Much like the owners of the Bread Box on West Sixth Street, developer Greg Walker has a community-focused vision for National Avenue, and he has found local business and non-profit tenants who share that vision.

Walker worked with city planners on mixed-use zoning that emulates the way cities used to be. You know, before mid-20th century planning philosophies sucked the life out of cities, making them better places for cars than people.

National Avenue’s success also has been made possible by renewal of the nearby Mentelle, Kenwick and Bell Court neighborhoods. They had fallen out of fashion and into decline after Lexington’s suburban building boom began in the 1950s.

Recently, though, these neighborhoods have become hot properties. They’re likely to get hotter, especially since Niche.com, a national online ranking company, last week named Ashland Elementary as the best public primary school in Kentucky.

People once again appreciate these neighborhoods’ walkability and close proximity to downtown, the style and craftsmanship of their old houses and the sociability of front porches, small parks and neighborhood stores and restaurants.

The new Kroger responds well to its neighborhood, which has been getting denser both because of the popularity of in-town living and growth of the nearby University of Kentucky campus.

But without good leadership and community engagement, the new store wouldn’t have turned out nearly as well.

When the grocer first announced plans to replace the Euclid Avenue store, nearby residents pushed back against a “Fort Kroger” big box. Mayor Jim Gray made it clear that a well-designed, urban-style store would be required. As Kroger spokesman Tim McGurk put it, “Mayor Gray gave us good advice throughout the process.”

Gray put Kroger in touch with Lexington architect Graham Pohl, who worked with the company to significantly improve the new store’s design. The effort has paid off, both for the city and for Kroger.
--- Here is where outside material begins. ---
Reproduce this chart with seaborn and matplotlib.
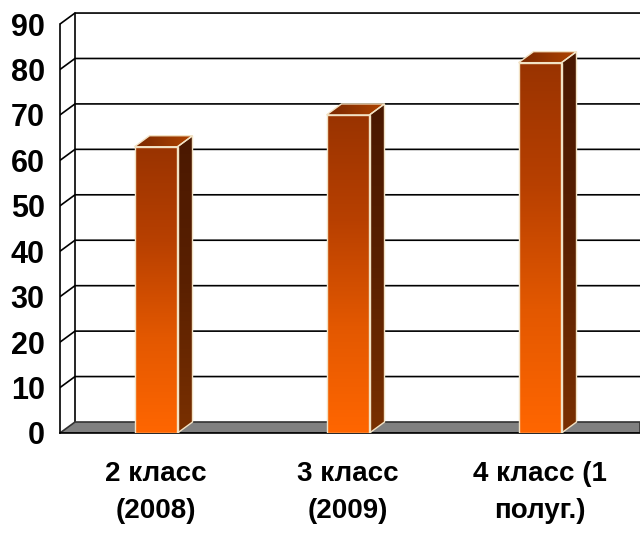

“Based on customer reaction, I can see us repeating” such things as the murals and food carts at other Kroger stores, McGurk said. “It really puts a sense of the local community in the store.”

Lexington leaders like to talk about infill and redevelopment because they see it as the best way to preserve precious farmland. But it is more than that.

Yes, infill and redevelopment can be harder, more complicated and more expensive than green-field suburban development. It often requires creative zoning and financing. It takes leadership and risk. It demands a commitment to excellence, as well as communication with existing neighborhood residents who may fear increasing population density, traffic or simply change.

But these two examples, and others in places such as North Limestone Street, Davis Bottom and Alexandria Drive, show that infill and redevelopment is not just the right thing to do. It can be the best thing to do.